● **AIM OF THE TASK**
Repeat, exactly and only, the lines from the beginning of the data through the line with "const stepMinutes = 48;". Pictures are left out.

● **DATASET EXCERPT**

——

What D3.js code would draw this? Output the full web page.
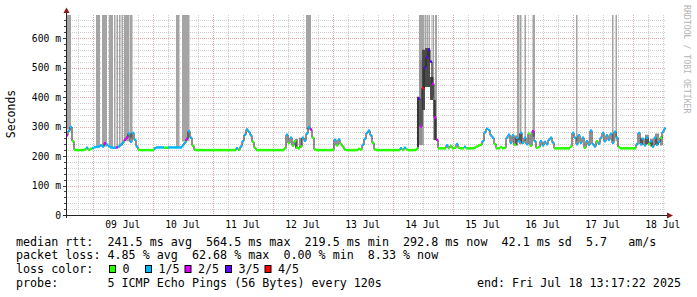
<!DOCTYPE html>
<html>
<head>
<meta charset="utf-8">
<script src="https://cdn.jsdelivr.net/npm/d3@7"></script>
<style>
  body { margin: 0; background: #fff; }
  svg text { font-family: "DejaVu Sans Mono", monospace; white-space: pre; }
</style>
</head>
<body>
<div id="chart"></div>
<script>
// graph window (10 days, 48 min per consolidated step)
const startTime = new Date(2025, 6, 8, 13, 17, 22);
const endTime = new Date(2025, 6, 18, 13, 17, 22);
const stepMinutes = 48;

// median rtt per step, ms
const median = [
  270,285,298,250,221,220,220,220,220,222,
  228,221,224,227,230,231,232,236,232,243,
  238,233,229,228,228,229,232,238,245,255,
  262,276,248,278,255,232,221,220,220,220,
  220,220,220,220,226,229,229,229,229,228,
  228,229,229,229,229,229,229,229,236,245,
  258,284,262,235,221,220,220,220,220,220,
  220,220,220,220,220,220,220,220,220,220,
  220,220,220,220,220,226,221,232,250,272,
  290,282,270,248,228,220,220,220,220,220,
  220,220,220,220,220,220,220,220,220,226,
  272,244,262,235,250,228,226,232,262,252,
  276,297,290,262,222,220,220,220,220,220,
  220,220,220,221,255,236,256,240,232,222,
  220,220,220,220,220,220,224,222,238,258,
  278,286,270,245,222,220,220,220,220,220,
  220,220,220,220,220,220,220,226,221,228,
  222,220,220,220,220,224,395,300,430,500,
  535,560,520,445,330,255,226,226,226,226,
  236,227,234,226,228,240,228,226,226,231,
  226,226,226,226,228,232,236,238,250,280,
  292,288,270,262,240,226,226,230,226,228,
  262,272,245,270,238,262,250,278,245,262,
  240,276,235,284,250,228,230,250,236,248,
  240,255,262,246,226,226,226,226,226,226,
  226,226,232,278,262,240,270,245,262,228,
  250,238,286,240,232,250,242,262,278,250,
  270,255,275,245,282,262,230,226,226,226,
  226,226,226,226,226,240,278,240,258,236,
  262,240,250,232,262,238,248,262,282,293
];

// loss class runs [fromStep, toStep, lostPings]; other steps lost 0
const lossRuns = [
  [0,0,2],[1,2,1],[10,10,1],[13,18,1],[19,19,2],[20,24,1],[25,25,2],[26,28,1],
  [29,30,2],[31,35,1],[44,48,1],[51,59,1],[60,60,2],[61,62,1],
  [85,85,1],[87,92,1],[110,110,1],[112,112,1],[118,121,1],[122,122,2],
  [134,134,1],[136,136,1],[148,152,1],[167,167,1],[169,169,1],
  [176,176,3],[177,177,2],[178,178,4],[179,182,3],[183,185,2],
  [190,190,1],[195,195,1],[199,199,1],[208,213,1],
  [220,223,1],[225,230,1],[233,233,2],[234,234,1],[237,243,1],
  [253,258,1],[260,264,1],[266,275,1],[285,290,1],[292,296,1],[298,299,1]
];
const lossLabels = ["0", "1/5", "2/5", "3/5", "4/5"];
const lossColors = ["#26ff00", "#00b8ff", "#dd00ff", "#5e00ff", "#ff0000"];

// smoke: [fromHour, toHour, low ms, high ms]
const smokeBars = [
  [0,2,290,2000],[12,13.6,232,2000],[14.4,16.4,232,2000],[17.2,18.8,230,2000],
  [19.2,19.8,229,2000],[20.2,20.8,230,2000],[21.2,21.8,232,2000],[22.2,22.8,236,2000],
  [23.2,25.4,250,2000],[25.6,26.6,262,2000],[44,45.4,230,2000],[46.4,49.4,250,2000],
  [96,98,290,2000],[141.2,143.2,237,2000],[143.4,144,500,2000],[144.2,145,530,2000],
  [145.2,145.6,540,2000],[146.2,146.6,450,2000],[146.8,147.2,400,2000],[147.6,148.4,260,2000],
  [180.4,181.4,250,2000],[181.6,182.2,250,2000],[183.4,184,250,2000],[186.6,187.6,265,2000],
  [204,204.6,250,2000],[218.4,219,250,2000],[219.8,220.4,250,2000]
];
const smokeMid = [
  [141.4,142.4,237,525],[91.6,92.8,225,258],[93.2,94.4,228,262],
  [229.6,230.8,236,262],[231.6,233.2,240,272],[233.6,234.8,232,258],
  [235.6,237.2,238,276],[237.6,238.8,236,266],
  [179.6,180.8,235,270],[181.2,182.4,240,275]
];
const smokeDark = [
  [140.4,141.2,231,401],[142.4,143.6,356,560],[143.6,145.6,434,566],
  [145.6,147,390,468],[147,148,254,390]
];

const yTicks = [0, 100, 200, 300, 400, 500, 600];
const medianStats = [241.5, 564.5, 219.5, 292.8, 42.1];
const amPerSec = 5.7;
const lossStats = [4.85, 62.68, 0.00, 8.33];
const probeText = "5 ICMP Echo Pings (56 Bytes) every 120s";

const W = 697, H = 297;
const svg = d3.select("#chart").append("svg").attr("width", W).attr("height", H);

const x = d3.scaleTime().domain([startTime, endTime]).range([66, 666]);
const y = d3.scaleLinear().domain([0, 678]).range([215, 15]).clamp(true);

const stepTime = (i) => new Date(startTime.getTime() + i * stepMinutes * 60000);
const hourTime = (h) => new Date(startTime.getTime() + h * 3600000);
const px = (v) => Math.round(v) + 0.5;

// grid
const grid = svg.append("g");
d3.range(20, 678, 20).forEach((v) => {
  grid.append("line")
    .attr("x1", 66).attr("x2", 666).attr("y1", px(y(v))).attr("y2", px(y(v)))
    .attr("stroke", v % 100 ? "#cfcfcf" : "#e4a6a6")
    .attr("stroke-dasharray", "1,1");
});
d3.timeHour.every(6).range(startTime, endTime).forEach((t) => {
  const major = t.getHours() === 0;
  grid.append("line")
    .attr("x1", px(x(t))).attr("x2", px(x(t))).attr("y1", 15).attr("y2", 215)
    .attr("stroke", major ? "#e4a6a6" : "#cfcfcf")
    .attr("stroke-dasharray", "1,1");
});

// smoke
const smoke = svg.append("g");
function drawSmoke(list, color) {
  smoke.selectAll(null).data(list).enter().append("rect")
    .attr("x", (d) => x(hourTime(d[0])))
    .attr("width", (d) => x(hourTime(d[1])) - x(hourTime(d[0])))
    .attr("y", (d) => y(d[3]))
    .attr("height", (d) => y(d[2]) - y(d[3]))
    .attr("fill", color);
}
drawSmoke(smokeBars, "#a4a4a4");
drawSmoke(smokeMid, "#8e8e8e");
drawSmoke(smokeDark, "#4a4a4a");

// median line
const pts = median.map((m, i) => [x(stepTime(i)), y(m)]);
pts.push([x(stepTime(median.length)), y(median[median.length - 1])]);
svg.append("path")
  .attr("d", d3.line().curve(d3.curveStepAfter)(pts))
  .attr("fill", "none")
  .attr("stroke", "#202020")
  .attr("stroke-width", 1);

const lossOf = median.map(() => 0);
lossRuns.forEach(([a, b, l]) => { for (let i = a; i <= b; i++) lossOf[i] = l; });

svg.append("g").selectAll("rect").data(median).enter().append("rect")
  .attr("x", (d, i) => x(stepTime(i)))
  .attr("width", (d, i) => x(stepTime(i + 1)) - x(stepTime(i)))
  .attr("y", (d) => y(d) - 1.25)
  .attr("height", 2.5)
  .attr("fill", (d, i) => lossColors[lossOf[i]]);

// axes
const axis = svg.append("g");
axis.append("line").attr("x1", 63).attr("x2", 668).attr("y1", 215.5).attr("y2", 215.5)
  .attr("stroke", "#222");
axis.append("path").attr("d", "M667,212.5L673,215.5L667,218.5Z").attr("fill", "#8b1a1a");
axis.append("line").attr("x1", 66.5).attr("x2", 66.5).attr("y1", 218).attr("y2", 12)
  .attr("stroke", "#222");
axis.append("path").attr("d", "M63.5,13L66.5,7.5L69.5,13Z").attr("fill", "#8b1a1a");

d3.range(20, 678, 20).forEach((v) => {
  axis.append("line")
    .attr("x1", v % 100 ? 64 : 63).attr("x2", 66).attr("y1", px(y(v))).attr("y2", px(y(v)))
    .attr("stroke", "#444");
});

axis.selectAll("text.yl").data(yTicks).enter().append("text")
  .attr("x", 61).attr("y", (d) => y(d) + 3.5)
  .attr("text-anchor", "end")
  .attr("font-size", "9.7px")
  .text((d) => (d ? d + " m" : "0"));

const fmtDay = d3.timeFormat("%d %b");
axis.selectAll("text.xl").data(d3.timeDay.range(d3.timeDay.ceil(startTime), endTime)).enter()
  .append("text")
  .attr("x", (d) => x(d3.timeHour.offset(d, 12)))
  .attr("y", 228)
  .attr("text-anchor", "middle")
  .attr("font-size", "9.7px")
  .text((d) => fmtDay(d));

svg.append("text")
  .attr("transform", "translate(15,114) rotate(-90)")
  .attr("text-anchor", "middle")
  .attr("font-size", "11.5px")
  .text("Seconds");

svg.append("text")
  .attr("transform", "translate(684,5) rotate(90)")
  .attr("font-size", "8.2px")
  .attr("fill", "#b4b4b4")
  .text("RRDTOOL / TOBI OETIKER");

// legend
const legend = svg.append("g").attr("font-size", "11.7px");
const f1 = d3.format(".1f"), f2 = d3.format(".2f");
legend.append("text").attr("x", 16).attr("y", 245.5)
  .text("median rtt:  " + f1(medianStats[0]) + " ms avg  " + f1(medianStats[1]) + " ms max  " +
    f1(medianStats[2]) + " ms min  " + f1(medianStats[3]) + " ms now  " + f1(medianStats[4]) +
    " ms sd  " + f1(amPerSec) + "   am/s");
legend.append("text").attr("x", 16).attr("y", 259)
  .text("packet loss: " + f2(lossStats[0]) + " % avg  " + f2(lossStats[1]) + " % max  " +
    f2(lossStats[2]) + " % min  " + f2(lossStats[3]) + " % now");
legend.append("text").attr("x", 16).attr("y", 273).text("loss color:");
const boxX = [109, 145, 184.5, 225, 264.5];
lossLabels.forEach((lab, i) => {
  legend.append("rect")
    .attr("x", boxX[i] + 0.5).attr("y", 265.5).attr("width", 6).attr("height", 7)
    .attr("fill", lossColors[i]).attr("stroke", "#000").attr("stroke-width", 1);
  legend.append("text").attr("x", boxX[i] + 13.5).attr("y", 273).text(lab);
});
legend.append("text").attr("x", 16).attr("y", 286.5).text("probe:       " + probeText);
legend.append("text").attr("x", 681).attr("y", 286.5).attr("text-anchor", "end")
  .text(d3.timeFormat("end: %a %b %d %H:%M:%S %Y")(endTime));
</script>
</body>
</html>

——

● **ANSWER TO THE TASK**
What D3.js code would draw this? Output the full web page.
<!DOCTYPE html>
<html>
<head>
<meta charset="utf-8">
<script src="https://cdn.jsdelivr.net/npm/d3@7"></script>
<style>
  body { margin: 0; background: #fff; }
  svg text { font-family: "DejaVu Sans Mono", monospace; white-space: pre; }
</style>
</head>
<body>
<div id="chart"></div>
<script>
// graph window (10 days, 48 min per consolidated step)
const startTime = new Date(2025, 6, 8, 13, 17, 22);
const endTime = new Date(2025, 6, 18, 13, 17, 22);
const stepMinutes = 48;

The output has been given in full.